Fulton, currently a professor of English at Cornell University, taught creative writing at the University from 1983 through 2001.
English professor and former director of the Hopwood Awards program Nicholas Delbanco presided over the ceremony, sparing only a few sentences outlining the legacy of the Hopwood Awards. There are three Hopwood underclassman categories: essay, fiction and poetry. Presented along with the Hopwoods, five different fellowships make up another substantial list of awards. A total of $21,750 in awards was presented in the span of 30 minutes.

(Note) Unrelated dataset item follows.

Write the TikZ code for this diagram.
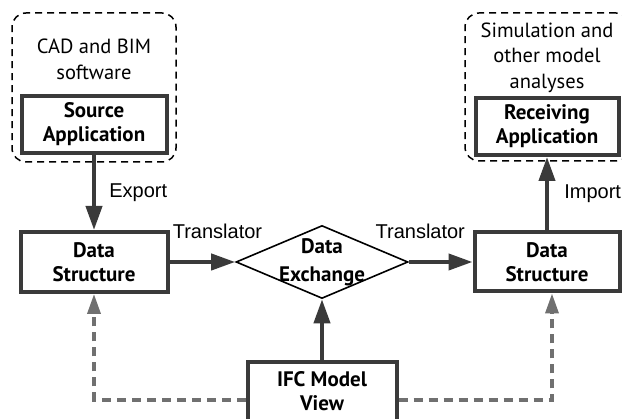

In the essay competition, RC freshman Beenish Ahmed was awarded $1,500 in the essay category with a piece titled “Because I Swallowed an Ocean.” LSA sophomore and Michigan Daily reporter C. C. Song earned $1,250 in the fiction category for her short story “Grace.” RC sophomore and Daily reporter Karl Stampfl took home three awards totaling $4,300, which included $1,000 in poetry, $800 in the fiction category and $2,500 from the Roy W. Cowden Memorial Fellowship.
The second-and third-place winners in the essay category, LSA sophomore Geoffrey George and RC sophomore Alison Heeres, both submitted papers that were originally conceived in Residential College Prof. Leslie Stainton’s course, Creative Adaptation.
The awards ceremony lasted less than an hour. Delbanco introduced his former colleague, Alice Fulton, with select but warmhearted remarks, describing her as possessing “an unflagging ambition” and her work as something that “stands somehow outside of time.”
Fulton received her Master of Fine Arts from Cornell in 1982, and less than a decade later won a MacArthur Foundation fellowship for her poetry. Her best-known collection of poetry is “Felt,” which won her the 2003 Bobbitt National Prize for Poetry from the Library of Congress.
She read numerous selections of her work from several different books, their topics ranging from embarrassment to religious experiences. She was emphatic in her encouragement to those who were not graced with an award, explaining that, “Perseverance is nine-tenths of being a writer.”